A French judge postponed a trial on Friday against Air France workers accused of tearing the shirts off airline executives in a violent protest, apparently fearing it could enflame tensions amid nationwide strikes over France’s labor system.
The shirt-ripping incident last October, caught on camera and viewed worldwide, came to epitomize the extreme end of antagonistic French labor relations. It came at a meeting where the executives announced further job cuts after years of belt-tightening at the airline, prompting a rampage by a small group of union members.
Air France lawyers decried the delay in the trial, arguing that the exceptional violence should be punished as soon as possible, and not linked to the larger protest movement currently under way.
Defense lawyers argued the case was too important and complex for a single day of proceedings. The trial will resume over two days in September.

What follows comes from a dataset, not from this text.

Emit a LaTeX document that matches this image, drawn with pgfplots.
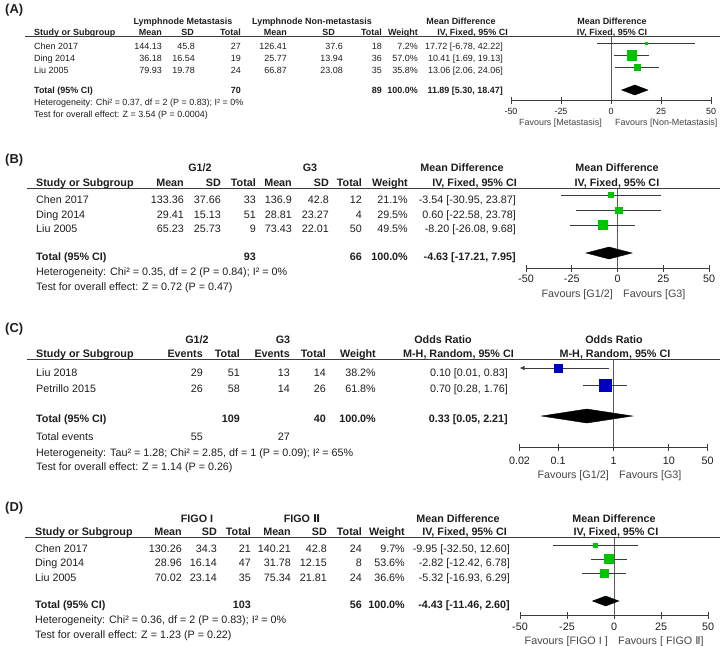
\documentclass[border=0pt]{standalone}
\usepackage{fontspec}
\setmainfont{Liberation Sans}
\newfontfamily\dejavu{DejaVu Sans}
\usepackage{pgfplots}
\pgfplotsset{compat=1.18}
\usetikzlibrary{arrows.meta}

\definecolor{txt}{HTML}{1E1E1E}
\definecolor{rule}{HTML}{3C3C3C}
\definecolor{vline}{HTML}{5A5A5A}
\definecolor{fav}{HTML}{454545}
\definecolor{mdgreen}{HTML}{00C400}
\definecolor{orblue}{HTML}{0000C4}

\newcommand\fa{\fontsize{9}{11}\selectfont}
\newcommand\fb{\fontsize{10.8}{13}\selectfont}
\newcommand\fp{\fontsize{13}{15}\selectfont\bfseries}
\newcommand\TL[4][]{\node[anchor=base west,#1] at (#2,#3) {#4};}
\newcommand\TR[4][]{\node[anchor=base east,#1] at (#2,#3) {#4};}
\newcommand\TC[4][]{\node[anchor=base,#1] at (#2,#3) {#4};}

\pgfplotsset{
  forest/.style={
    scale only axis, clip=false,
    axis x line*=bottom, axis y line=none, ytick=\empty,
    x axis line style={draw=rule, line width=0.8bp, -},
    tick align=center, major tick length=7bp,
    tick style={draw=rule, line width=0.8bp},
    xticklabel style={text=txt, inner sep=0pt, anchor=base},
  },
  ci/.style={draw=rule, line width=0.8bp, mark=none, forget plot},
  zero/.style={draw=vline, line width=0.8bp, mark=none, forget plot},
  sq/.style={only marks, mark=square*, mark options={draw=mdgreen, fill=mdgreen}},
  sqb/.style={only marks, mark=square*, mark options={draw=orblue, fill=orblue}},
  dia/.style={fill=black, draw=black, mark=none},
}

\begin{document}
\begin{tikzpicture}
\path[use as bounding box] (0,0) rectangle (720bp,-646bp);

% ---------------- (A) ----------------
\begin{axis}[forest, at={(511bp,-36bp)}, anchor=north west,
  width=200bp, y=12bp, xmin=-50, xmax=50, ymin=-5.75, ymax=-0.4167,
  xtick={-50,-25,0,25,50}, xticklabels={-50,-25,0,25,50},
  xticklabel style={font=\fa, yshift=-10.7bp}]
\addplot[zero] coordinates {(0,-5.75) (0,-0.4167)};
\addplot[ci] coordinates {(-6.78,-1) (42.22,-1)};
\addplot[ci] coordinates {(1.69,-2) (19.13,-2)};
\addplot[ci] coordinates {(2.06,-3) (24.06,-3)};
\addplot[sq, mark size=1bp] coordinates {(17.72,-1)};
\addplot[sq, mark size=4.7bp] coordinates {(10.41,-2)};
\addplot[sq, mark size=3bp] coordinates {(13.06,-3)};
\addplot[dia] coordinates {(5.30,-4.917) (11.89,-4.5) (18.47,-4.917) (11.89,-5.333)} -- cycle;
\end{axis}

% ---------------- (B) ----------------
\begin{axis}[forest, at={(526bp,-188bp)}, anchor=north west,
  width=183bp, y=15bp, xmin=-50, xmax=50, ymin=-5.867, ymax=-0.533,
  xtick={-50,-25,0,25,50}, xticklabels={-50,-25,0,25,50},
  xticklabel style={font=\fb, yshift=-11.4bp}]
\addplot[zero] coordinates {(0,-5.867) (0,-0.533)};
\addplot[ci] coordinates {(-30.95,-1) (23.87,-1)};
\addplot[ci] coordinates {(-22.58,-2) (23.78,-2)};
\addplot[ci] coordinates {(-26.08,-3) (9.68,-3)};
\addplot[sq, mark size=2.5bp] coordinates {(-3.54,-1)};
\addplot[sq, mark size=3.3bp] coordinates {(0.60,-2)};
\addplot[sq, mark size=4.5bp] coordinates {(-8.20,-3)};
\addplot[dia] coordinates {(-17.21,-4.867) (-4.63,-4.467) (7.95,-4.867) (-4.63,-5.267)} -- cycle;
\end{axis}

% ---------------- (C) ----------------
\begin{axis}[forest, xmode=log, at={(519.5bp,-360bp)}, anchor=north west,
  width=188bp, y=17bp, xmin=0.02, xmax=50, ymin=-5.647, ymax=-0.529,
  xtick={0.02,0.1,1,10,50}, xticklabels={0.02,0.1,1,10,50},
  minor xtick={},
  xticklabel style={font=\fb, yshift=-13.5bp}]
\addplot[zero] coordinates {(1,-5.647) (1,-0.529)};
\addplot[ci, -{Latex[length=5bp,width=4.5bp]}] coordinates {(0.83,-1) (0.02,-1)};
\addplot[ci] coordinates {(0.28,-2) (1.76,-2)};
\addplot[sqb, mark size=4.2bp] coordinates {(0.10,-1)};
\addplot[sqb, mark size=5.8bp] coordinates {(0.70,-2)};
\addplot[dia] coordinates {(0.05,-3.824) (0.33,-3.412) (2.21,-3.824) (0.33,-4.236)} -- cycle;
\end{axis}

% ---------------- (D) ----------------
\begin{axis}[forest, at={(520bp,-537bp)}, anchor=north west,
  width=188bp, y=14bp, xmin=-50, xmax=50, ymin=-6, ymax=-0.4286,
  xtick={-50,-25,0,25,50}, xticklabels={-50,-25,0,25,50},
  xticklabel style={font=\fb, yshift=-12.4bp}]
\addplot[zero] coordinates {(0,-6) (0,-0.4286)};
\addplot[ci] coordinates {(-32.50,-1) (12.60,-1)};
\addplot[ci] coordinates {(-12.42,-2) (6.78,-2)};
\addplot[ci] coordinates {(-16.93,-3) (6.29,-3)};
\addplot[sq, mark size=1.7bp] coordinates {(-9.95,-1)};
\addplot[sq, mark size=4.5bp] coordinates {(-2.82,-2)};
\addplot[sq, mark size=3.7bp] coordinates {(-5.32,-3)};
\addplot[dia] coordinates {(-11.46,-5) (-4.43,-4.643) (2.60,-5) (-4.43,-5.357)} -- cycle;
\end{axis}

% ---------------- tables ----------------
\begin{scope}[x=1bp, y=-1bp, every node/.style={inner sep=0pt, text=txt, font=\fa}]
\TL[font=\fp]{5}{13.6}{(A)}
\TC{183}{24.2}{\textbf{Lymphnode Metastasis}}
\TC{312}{24.2}{\textbf{Lymphnode Non-metastasis}}
\TC{461}{24.2}{\textbf{Mean Difference}}
\TC{612}{24.2}{\textbf{Mean Difference}}
\TL{34}{35.2}{\textbf{Study or Subgroup}}
\TR{162}{35.2}{\textbf{Mean}}\TR{194}{35.2}{\textbf{SD}}\TR{241}{35.2}{\textbf{Total}}
\TR{287}{35.2}{\textbf{Mean}}\TR{335}{35.2}{\textbf{SD}}\TR{382}{35.2}{\textbf{Total}}
\TR{418}{35.2}{\textbf{Weight}}\TR{508}{35.2}{\textbf{IV, Fixed, 95\% CI}}
\TC{612}{35.2}{\textbf{IV, Fixed, 95\% CI}}
\draw[rule, line width=0.9bp] (25,36.5) -- (720,36.5);
\TL{34}{49.2}{Chen 2017}\TR{162}{49.2}{144.13}\TR{195}{49.2}{45.8}\TR{241}{49.2}{27}\TR{287}{49.2}{126.41}\TR{343}{49.2}{37.6}\TR{382}{49.2}{18}\TR{418}{49.2}{7.2\%}\TR{503}{49.2}{17.72 [-6.78, 42.22]}
\TL{34}{61.2}{Ding 2014}\TR{162}{61.2}{36.18}\TR{195}{61.2}{16.54}\TR{241}{61.2}{19}\TR{287}{61.2}{25.77}\TR{343}{61.2}{13.94}\TR{382}{61.2}{36}\TR{418}{61.2}{57.0\%}\TR{503}{61.2}{10.41 [1.69, 19.13]}
\TL{34}{73.2}{Liu 2005}\TR{162}{73.2}{79.93}\TR{195}{73.2}{19.78}\TR{241}{73.2}{24}\TR{287}{73.2}{66.87}\TR{343}{73.2}{23.08}\TR{382}{73.2}{35}\TR{418}{73.2}{35.8\%}\TR{503}{73.2}{13.06 [2.06, 24.06]}
\TL{34}{93.2}{\textbf{Total (95\% CI)}}\TR{241}{93.2}{\textbf{70}}\TR{382}{93.2}{\textbf{89}}\TR{418}{93.2}{\textbf{100.0\%}}\TR{503}{93.2}{\textbf{11.89 [5.30, 18.47]}}
\TL{34}{105.2}{Heterogeneity: Chi² = 0.37, df = 2 (P = 0.83); I² = 0\%}
\TL{34}{117.2}{Test for overall effect: Z = 3.54 (P = 0.0004)}
\TR[text=fav]{602}{125.2}{Favours [Metastasis]}
\TL[text=fav]{615}{125.2}{Favours [Non-Metastasis]}
\end{scope}

\begin{scope}[x=1bp, y=-1bp, every node/.style={inner sep=0pt, text=txt, font=\fb}]
% (B)
\TL[font=\fp]{5}{163.6}{(B)}
\TC{200}{171.9}{\textbf{G1/2}}\TC{310}{171.9}{\textbf{G3}}
\TC{462}{171.9}{\textbf{Mean Difference}}\TC{617}{171.9}{\textbf{Mean Difference}}
\TL{36}{186.5}{\textbf{Study or Subgroup}}
\TR{184}{186.5}{\textbf{Mean}}\TR{221}{186.5}{\textbf{SD}}\TR{256}{186.5}{\textbf{Total}}
\TR{292}{186.5}{\textbf{Mean}}\TR{329}{186.5}{\textbf{SD}}\TR{362}{186.5}{\textbf{Total}}
\TR{408}{186.5}{\textbf{Weight}}\TR{517}{186.5}{\textbf{IV, Fixed, 95\% CI}}
\TC{617}{186.5}{\textbf{IV, Fixed, 95\% CI}}
\draw[rule, line width=0.9bp] (27,188.5) -- (720,188.5);
\TL{36}{203}{Chen 2017}\TR{184}{203}{133.36}\TR{221}{203}{37.66}\TR{256}{203}{33}\TR{292}{203}{136.9}\TR{329}{203}{42.8}\TR{362}{203}{12}\TR{408}{203}{21.1\%}\TR{516}{203}{-3.54 [-30.95, 23.87]}
\TL{36}{218}{Ding 2014}\TR{184}{218}{29.41}\TR{221}{218}{15.13}\TR{256}{218}{51}\TR{292}{218}{28.81}\TR{329}{218}{23.27}\TR{362}{218}{4}\TR{408}{218}{29.5\%}\TR{516}{218}{0.60 [-22.58, 23.78]}
\TL{36}{232}{Liu 2005}\TR{184}{232}{65.23}\TR{221}{232}{25.73}\TR{256}{232}{9}\TR{292}{232}{73.43}\TR{329}{232}{22.01}\TR{362}{232}{50}\TR{408}{232}{49.5\%}\TR{516}{232}{-8.20 [-26.08, 9.68]}
\TL{36}{260}{\textbf{Total (95\% CI)}}\TR{256}{260}{\textbf{93}}\TR{362}{260}{\textbf{66}}\TR{408}{260}{\textbf{100.0\%}}\TR{516}{260}{\textbf{-4.63 [-17.21, 7.95]}}
\TL{36}{275}{Heterogeneity: Chi² = 0.35, df = 2 (P = 0.84); I² = 0\%}
\TL{36}{290}{Test for overall effect: Z = 0.72 (P = 0.47)}
\TR[text=fav]{613}{297}{Favours [G1/2]}
\TL[text=fav]{623}{297}{Favours [G3]}

% (C)
\TL[font=\fp]{5}{332.5}{(C)}
\TC{197}{343}{\textbf{G1/2}}\TC{283}{343}{\textbf{G3}}
\TC{443}{343}{\textbf{Odds Ratio}}\TC{614}{343}{\textbf{Odds Ratio}}
\TL{36}{357.5}{\textbf{Study or Subgroup}}
\TR{203}{357.5}{\textbf{Events}}\TR{240}{357.5}{\textbf{Total}}\TR{290}{357.5}{\textbf{Events}}\TR{326}{357.5}{\textbf{Total}}
\TR{376}{357.5}{\textbf{Weight}}\TR{514}{357.5}{\textbf{M-H, Random, 95\% CI}}
\TC{615}{357.5}{\textbf{M-H, Random, 95\% CI}}
\draw[rule, line width=0.9bp] (27,359.5) -- (720,359.5);
\TL{36}{376}{Liu 2018}\TR{203}{376}{29}\TR{240}{376}{51}\TR{290}{376}{13}\TR{326}{376}{14}\TR{376}{376}{38.2\%}\TR{508}{376}{0.10 [0.01, 0.83]}
\TL{36}{392}{Petrillo 2015}\TR{203}{392}{26}\TR{240}{392}{58}\TR{290}{392}{14}\TR{326}{392}{26}\TR{376}{392}{61.8\%}\TR{508}{392}{0.70 [0.28, 1.76]}
\TL{36}{422}{\textbf{Total (95\% CI)}}\TR{240}{422}{\textbf{109}}\TR{326}{422}{\textbf{40}}\TR{376}{422}{\textbf{100.0\%}}\TR{508}{422}{\textbf{0.33 [0.05, 2.21]}}
\TL{36}{440}{Total events}\TR{203}{440}{55}\TR{290}{440}{27}
\TL{36}{456}{Heterogeneity: Tau² = 1.28; Chi² = 2.85, df = 1 (P = 0.09); I² = 65\%}
\TL{36}{470}{Test for overall effect: Z = 1.14 (P = 0.26)}
\TR[text=fav]{609}{478}{Favours [G1/2]}
\TL[text=fav]{619}{478}{Favours [G3]}

% (D)
\TL[font=\fp]{5}{511.5}{(D)}
\TC{197}{522}{\textbf{FIGO I}}\TC{302}{522}{\textbf{FIGO {\dejavu\bfseries Ⅱ}}}
\TC{458}{522}{\textbf{Mean Difference}}\TC{614}{522}{\textbf{Mean Difference}}
\TL{35}{535.5}{\textbf{Study or Subgroup}}
\TR{182}{535.5}{\textbf{Mean}}\TR{217}{535.5}{\textbf{SD}}\TR{251}{535.5}{\textbf{Total}}
\TR{291}{535.5}{\textbf{Mean}}\TR{327}{535.5}{\textbf{SD}}\TR{362}{535.5}{\textbf{Total}}
\TR{405}{535.5}{\textbf{Weight}}\TR{507}{535.5}{\textbf{IV, Fixed, 95\% CI}}
\TC{616}{535.5}{\textbf{IV, Fixed, 95\% CI}}
\draw[rule, line width=0.9bp] (25,537.5) -- (720,537.5);
\TL{35}{552}{Chen 2017}\TR{182}{552}{130.26}\TR{217}{552}{34.3}\TR{251}{552}{21}\TR{291}{552}{140.21}\TR{327}{552}{42.8}\TR{362}{552}{24}\TR{405}{552}{9.7\%}\TR{510}{552}{-9.95 [-32.50, 12.60]}
\TL{35}{566}{Ding 2014}\TR{182}{566}{28.96}\TR{217}{566}{16.14}\TR{251}{566}{47}\TR{291}{566}{31.78}\TR{327}{566}{12.15}\TR{362}{566}{8}\TR{405}{566}{53.6\%}\TR{510}{566}{-2.82 [-12.42, 6.78]}
\TL{35}{581}{Liu 2005}\TR{182}{581}{70.02}\TR{217}{581}{23.14}\TR{251}{581}{35}\TR{291}{581}{75.34}\TR{327}{581}{21.81}\TR{362}{581}{24}\TR{405}{581}{36.6\%}\TR{510}{581}{-5.32 [-16.93, 6.29]}
\TL{35}{608}{\textbf{Total (95\% CI)}}\TR{251}{608}{\textbf{103}}\TR{362}{608}{\textbf{56}}\TR{405}{608}{\textbf{100.0\%}}\TR{510}{608}{\textbf{-4.43 [-11.46, 2.60]}}
\TL{35}{623}{Heterogeneity: Chi² = 0.36, df = 2 (P = 0.83); I² = 0\%}
\TL{35}{638}{Test for overall effect: Z = 1.23 (P = 0.22)}
\TR[text=fav]{608}{644}{Favours [FIGO I ]}
\TL[text=fav]{618}{644}{Favours [ FIGO {\dejavu Ⅱ}]}
\end{scope}
\end{tikzpicture}
\end{document}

Union activists staged a rally outside the courthouse in support of the defendants, putting the Air France incident in the context of a wave of protests in recent months against a controversial labor bill. The government wants to give employers more flexibility to hire and fire; unions say the bill erodes fundamental worker protections.
Five Air France workers stand charged of assault, and have since been fired. Ten others face charges of property damage for tearing down a fence.
Air France has shrunk its workforce over years of restructuring amid competition from low-cost and Mideast airlines. The incident last year shocked many and embarrassed the government, a big Air France shareholder.